++++ Collected material ++++
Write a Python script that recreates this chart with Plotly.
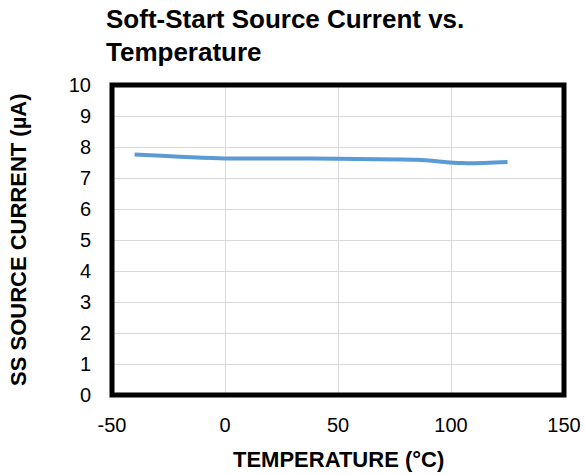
import plotly.graph_objects as go

temperature = [-40, 0, 25, 50, 85, 105, 125]
ss_current = [7.76, 7.63, 7.63, 7.62, 7.59, 7.48, 7.52]

x_ticks = [-50, 0, 50, 100, 150]
x_tick_text = ["-50", "0", "50", "100", "150"]
y_ticks = list(range(0, 11))

FONT = "Liberation Sans, Arial, sans-serif"
W, H = 585, 475
L, R, T, B = 112, 21, 85, 80

fig = go.Figure()
fig.add_trace(go.Scatter(
    x=temperature, y=ss_current, mode="lines",
    line=dict(color="#5B9BD5", width=4, shape="spline", smoothing=0.8),
    showlegend=False, hoverinfo="skip",
))

def px_x(p):
    return (p - L) / (W - L - R)

def px_y(p):
    return (H - B - p) / (H - T - B)

fig.update_layout(
    width=W, height=H,
    margin=dict(l=L, r=R, t=T, b=B, autoexpand=False),
    paper_bgcolor="white", plot_bgcolor="white",
    font=dict(family=FONT, color="black", size=20),
    xaxis=dict(
        range=[-50, 150], tickvals=x_ticks, ticktext=x_tick_text, showgrid=True,
        gridcolor="#d9d9d9", gridwidth=1, zeroline=False, automargin=False,
        showline=False, ticks="", ticklabelstandoff=16,
        tickfont=dict(size=20),
    ),
    yaxis=dict(
        range=[0, 10], tickvals=y_ticks, showgrid=True,
        gridcolor="#d9d9d9", gridwidth=1, zeroline=False, automargin=False,
        showline=False, ticks="", ticklabelstandoff=20,
        tickfont=dict(size=20),
    ),
    shapes=[dict(type="rect", xref="paper", yref="paper", x0=0, y0=0, x1=1, y1=1,
                 line=dict(color="black", width=5), layer="above")],
    annotations=[
        dict(text="<b>Soft-Start Source Current vs.</b>", xref="paper", yref="paper",
             x=px_x(104), y=px_y(19), xanchor="left", yanchor="middle",
             showarrow=False, font=dict(size=26, family=FONT, color="black")),
        dict(text="<b>Temperature</b>", xref="paper", yref="paper",
             x=px_x(104), y=px_y(52), xanchor="left", yanchor="middle",
             showarrow=False, font=dict(size=26, family=FONT, color="black")),
        dict(text="<b>TEMPERATURE (°C)</b>", xref="paper", yref="paper",
             x=px_x(338), y=px_y(459), xanchor="center", yanchor="middle",
             showarrow=False, font=dict(size=22, family=FONT, color="black")),
        dict(text="<b>SS SOURCE CURRENT (µA)</b>", xref="paper", yref="paper",
             x=px_x(18), y=px_y(240), xanchor="center", yanchor="middle",
             textangle=-90, showarrow=False,
             font=dict(size=22, family=FONT, color="black")),
    ],
)

fig.write_html("out.html")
++++
> Challenge: Quote the data exactly, leaving every image out of the copy.

> Solution below:
Write a Python script that recreates this chart with Plotly.
import plotly.graph_objects as go

temperature = [-40, 0, 25, 50, 85, 105, 125]
ss_current = [7.76, 7.63, 7.63, 7.62, 7.59, 7.48, 7.52]

x_ticks = [-50, 0, 50, 100, 150]
x_tick_text = ["-50", "0", "50", "100", "150"]
y_ticks = list(range(0, 11))

FONT = "Liberation Sans, Arial, sans-serif"
W, H = 585, 475
L, R, T, B = 112, 21, 85, 80

fig = go.Figure()
fig.add_trace(go.Scatter(
    x=temperature, y=ss_current, mode="lines",
    line=dict(color="#5B9BD5", width=4, shape="spline", smoothing=0.8),
    showlegend=False, hoverinfo="skip",
))

def px_x(p):
    return (p - L) / (W - L - R)

def px_y(p):
    return (H - B - p) / (H - T - B)

fig.update_layout(
    width=W, height=H,
    margin=dict(l=L, r=R, t=T, b=B, autoexpand=False),
    paper_bgcolor="white", plot_bgcolor="white",
    font=dict(family=FONT, color="black", size=20),
    xaxis=dict(
        range=[-50, 150], tickvals=x_ticks, ticktext=x_tick_text, showgrid=True,
        gridcolor="#d9d9d9", gridwidth=1, zeroline=False, automargin=False,
        showline=False, ticks="", ticklabelstandoff=16,
        tickfont=dict(size=20),
    ),
    yaxis=dict(
        range=[0, 10], tickvals=y_ticks, showgrid=True,
        gridcolor="#d9d9d9", gridwidth=1, zeroline=False, automargin=False,
        showline=False, ticks="", ticklabelstandoff=20,
        tickfont=dict(size=20),
    ),
    shapes=[dict(type="rect", xref="paper", yref="paper", x0=0, y0=0, x1=1, y1=1,
                 line=dict(color="black", width=5), layer="above")],
    annotations=[
        dict(text="<b>Soft-Start Source Current vs.</b>", xref="paper", yref="paper",
             x=px_x(104), y=px_y(19), xanchor="left", yanchor="middle",
             showarrow=False, font=dict(size=26, family=FONT, color="black")),
        dict(text="<b>Temperature</b>", xref="paper", yref="paper",
             x=px_x(104), y=px_y(52), xanchor="left", yanchor="middle",
             showarrow=False, font=dict(size=26, family=FONT, color="black")),
        dict(text="<b>TEMPERATURE (°C)</b>", xref="paper", yref="paper",
             x=px_x(338), y=px_y(459), xanchor="center", yanchor="middle",
             showarrow=False, font=dict(size=22, family=FONT, color="black")),
        dict(text="<b>SS SOURCE CURRENT (µA)</b>", xref="paper", yref="paper",
             x=px_x(18), y=px_y(240), xanchor="center", yanchor="middle",
             textangle=-90, showarrow=False,
             font=dict(size=22, family=FONT, color="black")),
    ],
)

fig.write_html("out.html")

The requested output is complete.